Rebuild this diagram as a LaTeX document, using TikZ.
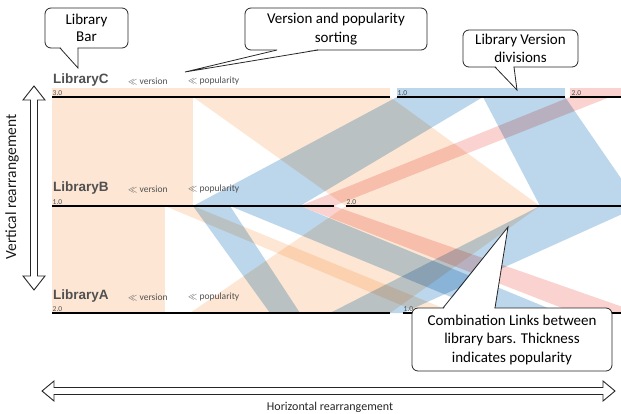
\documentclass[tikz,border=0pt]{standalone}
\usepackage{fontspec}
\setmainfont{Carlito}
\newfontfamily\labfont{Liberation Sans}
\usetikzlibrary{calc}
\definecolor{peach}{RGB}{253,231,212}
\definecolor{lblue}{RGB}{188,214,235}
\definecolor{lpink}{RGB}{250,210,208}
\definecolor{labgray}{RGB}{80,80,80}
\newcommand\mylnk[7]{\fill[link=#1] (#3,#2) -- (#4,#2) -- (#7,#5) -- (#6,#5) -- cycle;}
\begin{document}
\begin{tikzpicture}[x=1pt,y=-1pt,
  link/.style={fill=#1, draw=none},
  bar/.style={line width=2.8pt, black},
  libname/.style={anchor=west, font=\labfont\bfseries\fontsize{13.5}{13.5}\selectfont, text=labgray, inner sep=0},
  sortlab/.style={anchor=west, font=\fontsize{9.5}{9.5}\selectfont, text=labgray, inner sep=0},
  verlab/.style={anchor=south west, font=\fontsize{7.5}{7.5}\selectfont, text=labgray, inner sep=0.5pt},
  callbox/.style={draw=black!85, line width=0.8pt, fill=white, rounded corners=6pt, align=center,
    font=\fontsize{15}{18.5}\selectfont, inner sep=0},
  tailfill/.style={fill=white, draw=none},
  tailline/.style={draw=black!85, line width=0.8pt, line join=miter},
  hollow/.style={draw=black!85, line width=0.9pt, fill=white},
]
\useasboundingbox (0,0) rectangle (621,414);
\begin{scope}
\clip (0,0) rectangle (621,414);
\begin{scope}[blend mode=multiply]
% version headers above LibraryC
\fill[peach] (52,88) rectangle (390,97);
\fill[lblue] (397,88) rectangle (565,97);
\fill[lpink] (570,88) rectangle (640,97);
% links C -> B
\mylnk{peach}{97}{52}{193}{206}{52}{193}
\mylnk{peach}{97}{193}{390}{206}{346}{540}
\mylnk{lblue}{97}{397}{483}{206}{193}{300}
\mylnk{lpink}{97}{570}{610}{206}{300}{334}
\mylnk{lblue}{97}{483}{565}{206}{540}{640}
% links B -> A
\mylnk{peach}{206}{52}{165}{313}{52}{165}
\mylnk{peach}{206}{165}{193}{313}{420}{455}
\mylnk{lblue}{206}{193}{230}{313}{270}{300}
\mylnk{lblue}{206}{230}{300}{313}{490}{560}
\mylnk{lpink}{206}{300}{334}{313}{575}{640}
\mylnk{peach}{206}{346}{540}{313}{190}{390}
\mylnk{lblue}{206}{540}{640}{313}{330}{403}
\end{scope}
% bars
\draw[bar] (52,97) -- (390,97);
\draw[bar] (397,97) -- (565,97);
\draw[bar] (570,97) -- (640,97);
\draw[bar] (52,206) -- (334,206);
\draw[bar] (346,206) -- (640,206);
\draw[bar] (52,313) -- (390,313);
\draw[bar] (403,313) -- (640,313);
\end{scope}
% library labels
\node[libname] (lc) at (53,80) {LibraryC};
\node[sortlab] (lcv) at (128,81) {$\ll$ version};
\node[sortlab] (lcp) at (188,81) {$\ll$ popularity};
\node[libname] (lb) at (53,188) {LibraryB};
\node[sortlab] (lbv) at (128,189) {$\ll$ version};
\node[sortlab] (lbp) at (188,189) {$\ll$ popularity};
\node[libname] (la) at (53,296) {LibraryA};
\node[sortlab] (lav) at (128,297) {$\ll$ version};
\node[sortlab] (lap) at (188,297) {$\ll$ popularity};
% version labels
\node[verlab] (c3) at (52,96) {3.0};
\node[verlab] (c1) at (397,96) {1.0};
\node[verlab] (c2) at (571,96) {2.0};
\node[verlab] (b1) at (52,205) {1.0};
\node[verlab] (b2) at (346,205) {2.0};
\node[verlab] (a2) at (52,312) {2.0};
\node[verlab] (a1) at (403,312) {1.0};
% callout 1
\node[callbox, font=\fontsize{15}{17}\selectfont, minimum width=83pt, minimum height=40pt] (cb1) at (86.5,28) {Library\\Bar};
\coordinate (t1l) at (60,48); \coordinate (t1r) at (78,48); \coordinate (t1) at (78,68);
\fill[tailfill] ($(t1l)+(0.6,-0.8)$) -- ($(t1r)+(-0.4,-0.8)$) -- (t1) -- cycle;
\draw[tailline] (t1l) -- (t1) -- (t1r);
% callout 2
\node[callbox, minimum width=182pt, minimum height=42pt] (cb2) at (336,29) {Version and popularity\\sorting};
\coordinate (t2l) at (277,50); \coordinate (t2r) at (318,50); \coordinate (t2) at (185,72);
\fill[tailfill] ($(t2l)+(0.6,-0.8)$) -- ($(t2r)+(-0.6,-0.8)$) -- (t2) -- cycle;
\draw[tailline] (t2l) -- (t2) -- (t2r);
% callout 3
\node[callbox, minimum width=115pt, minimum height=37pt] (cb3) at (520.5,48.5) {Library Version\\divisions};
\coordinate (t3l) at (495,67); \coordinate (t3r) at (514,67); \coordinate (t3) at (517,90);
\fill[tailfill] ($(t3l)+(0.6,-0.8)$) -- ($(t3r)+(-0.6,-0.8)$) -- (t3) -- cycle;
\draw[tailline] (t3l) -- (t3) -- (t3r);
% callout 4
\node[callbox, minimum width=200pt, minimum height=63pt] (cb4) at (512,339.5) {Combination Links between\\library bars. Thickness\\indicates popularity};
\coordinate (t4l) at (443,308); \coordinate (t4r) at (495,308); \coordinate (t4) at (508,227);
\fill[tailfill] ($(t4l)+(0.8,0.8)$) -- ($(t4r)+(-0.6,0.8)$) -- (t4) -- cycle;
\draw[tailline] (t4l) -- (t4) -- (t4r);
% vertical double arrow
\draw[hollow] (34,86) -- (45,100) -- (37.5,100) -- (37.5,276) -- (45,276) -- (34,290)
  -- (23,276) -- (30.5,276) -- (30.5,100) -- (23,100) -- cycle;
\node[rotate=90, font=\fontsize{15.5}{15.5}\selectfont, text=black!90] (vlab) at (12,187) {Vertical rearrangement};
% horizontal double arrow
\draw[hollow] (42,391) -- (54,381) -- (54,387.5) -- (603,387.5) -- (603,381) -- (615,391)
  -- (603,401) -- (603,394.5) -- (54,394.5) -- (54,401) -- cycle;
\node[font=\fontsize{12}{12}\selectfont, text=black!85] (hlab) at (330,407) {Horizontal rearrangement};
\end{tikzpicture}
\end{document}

■ **Prompt**: Working from the material above, transcribe it exactly while omitting pictures.

■ **Task output**:
Rebuild this diagram as a LaTeX document, using TikZ.
\documentclass[tikz,border=0pt]{standalone}
\usepackage{fontspec}
\setmainfont{Carlito}
\newfontfamily\labfont{Liberation Sans}
\usetikzlibrary{calc}
\definecolor{peach}{RGB}{253,231,212}
\definecolor{lblue}{RGB}{188,214,235}
\definecolor{lpink}{RGB}{250,210,208}
\definecolor{labgray}{RGB}{80,80,80}
\newcommand\mylnk[7]{\fill[link=#1] (#3,#2) -- (#4,#2) -- (#7,#5) -- (#6,#5) -- cycle;}
\begin{document}
\begin{tikzpicture}[x=1pt,y=-1pt,
  link/.style={fill=#1, draw=none},
  bar/.style={line width=2.8pt, black},
  libname/.style={anchor=west, font=\labfont\bfseries\fontsize{13.5}{13.5}\selectfont, text=labgray, inner sep=0},
  sortlab/.style={anchor=west, font=\fontsize{9.5}{9.5}\selectfont, text=labgray, inner sep=0},
  verlab/.style={anchor=south west, font=\fontsize{7.5}{7.5}\selectfont, text=labgray, inner sep=0.5pt},
  callbox/.style={draw=black!85, line width=0.8pt, fill=white, rounded corners=6pt, align=center,
    font=\fontsize{15}{18.5}\selectfont, inner sep=0},
  tailfill/.style={fill=white, draw=none},
  tailline/.style={draw=black!85, line width=0.8pt, line join=miter},
  hollow/.style={draw=black!85, line width=0.9pt, fill=white},
]
\useasboundingbox (0,0) rectangle (621,414);
\begin{scope}
\clip (0,0) rectangle (621,414);
\begin{scope}[blend mode=multiply]
% version headers above LibraryC
\fill[peach] (52,88) rectangle (390,97);
\fill[lblue] (397,88) rectangle (565,97);
\fill[lpink] (570,88) rectangle (640,97);
% links C -> B
\mylnk{peach}{97}{52}{193}{206}{52}{193}
\mylnk{peach}{97}{193}{390}{206}{346}{540}
\mylnk{lblue}{97}{397}{483}{206}{193}{300}
\mylnk{lpink}{97}{570}{610}{206}{300}{334}
\mylnk{lblue}{97}{483}{565}{206}{540}{640}
% links B -> A
\mylnk{peach}{206}{52}{165}{313}{52}{165}
\mylnk{peach}{206}{165}{193}{313}{420}{455}
\mylnk{lblue}{206}{193}{230}{313}{270}{300}
\mylnk{lblue}{206}{230}{300}{313}{490}{560}
\mylnk{lpink}{206}{300}{334}{313}{575}{640}
\mylnk{peach}{206}{346}{540}{313}{190}{390}
\mylnk{lblue}{206}{540}{640}{313}{330}{403}
\end{scope}
% bars
\draw[bar] (52,97) -- (390,97);
\draw[bar] (397,97) -- (565,97);
\draw[bar] (570,97) -- (640,97);
\draw[bar] (52,206) -- (334,206);
\draw[bar] (346,206) -- (640,206);
\draw[bar] (52,313) -- (390,313);
\draw[bar] (403,313) -- (640,313);
\end{scope}
% library labels
\node[libname] (lc) at (53,80) {LibraryC};
\node[sortlab] (lcv) at (128,81) {$\ll$ version};
\node[sortlab] (lcp) at (188,81) {$\ll$ popularity};
\node[libname] (lb) at (53,188) {LibraryB};
\node[sortlab] (lbv) at (128,189) {$\ll$ version};
\node[sortlab] (lbp) at (188,189) {$\ll$ popularity};
\node[libname] (la) at (53,296) {LibraryA};
\node[sortlab] (lav) at (128,297) {$\ll$ version};
\node[sortlab] (lap) at (188,297) {$\ll$ popularity};
% version labels
\node[verlab] (c3) at (52,96) {3.0};
\node[verlab] (c1) at (397,96) {1.0};
\node[verlab] (c2) at (571,96) {2.0};
\node[verlab] (b1) at (52,205) {1.0};
\node[verlab] (b2) at (346,205) {2.0};
\node[verlab] (a2) at (52,312) {2.0};
\node[verlab] (a1) at (403,312) {1.0};
% callout 1
\node[callbox, font=\fontsize{15}{17}\selectfont, minimum width=83pt, minimum height=40pt] (cb1) at (86.5,28) {Library\\Bar};
\coordinate (t1l) at (60,48); \coordinate (t1r) at (78,48); \coordinate (t1) at (78,68);
\fill[tailfill] ($(t1l)+(0.6,-0.8)$) -- ($(t1r)+(-0.4,-0.8)$) -- (t1) -- cycle;
\draw[tailline] (t1l) -- (t1) -- (t1r);
% callout 2
\node[callbox, minimum width=182pt, minimum height=42pt] (cb2) at (336,29) {Version and popularity\\sorting};
\coordinate (t2l) at (277,50); \coordinate (t2r) at (318,50); \coordinate (t2) at (185,72);
\fill[tailfill] ($(t2l)+(0.6,-0.8)$) -- ($(t2r)+(-0.6,-0.8)$) -- (t2) -- cycle;
\draw[tailline] (t2l) -- (t2) -- (t2r);
% callout 3
\node[callbox, minimum width=115pt, minimum height=37pt] (cb3) at (520.5,48.5) {Library Version\\divisions};
\coordinate (t3l) at (495,67); \coordinate (t3r) at (514,67); \coordinate (t3) at (517,90);
\fill[tailfill] ($(t3l)+(0.6,-0.8)$) -- ($(t3r)+(-0.6,-0.8)$) -- (t3) -- cycle;
\draw[tailline] (t3l) -- (t3) -- (t3r);
% callout 4
\node[callbox, minimum width=200pt, minimum height=63pt] (cb4) at (512,339.5) {Combination Links between\\library bars. Thickness\\indicates popularity};
\coordinate (t4l) at (443,308); \coordinate (t4r) at (495,308); \coordinate (t4) at (508,227);
\fill[tailfill] ($(t4l)+(0.8,0.8)$) -- ($(t4r)+(-0.6,0.8)$) -- (t4) -- cycle;
\draw[tailline] (t4l) -- (t4) -- (t4r);
% vertical double arrow
\draw[hollow] (34,86) -- (45,100) -- (37.5,100) -- (37.5,276) -- (45,276) -- (34,290)
  -- (23,276) -- (30.5,276) -- (30.5,100) -- (23,100) -- cycle;
\node[rotate=90, font=\fontsize{15.5}{15.5}\selectfont, text=black!90] (vlab) at (12,187) {Vertical rearrangement};
% horizontal double arrow
\draw[hollow] (42,391) -- (54,381) -- (54,387.5) -- (603,387.5) -- (603,381) -- (615,391)
  -- (603,401) -- (603,394.5) -- (54,394.5) -- (54,401) -- cycle;
\node[font=\fontsize{12}{12}\selectfont, text=black!85] (hlab) at (330,407) {Horizontal rearrangement};
\end{tikzpicture}
\end{document}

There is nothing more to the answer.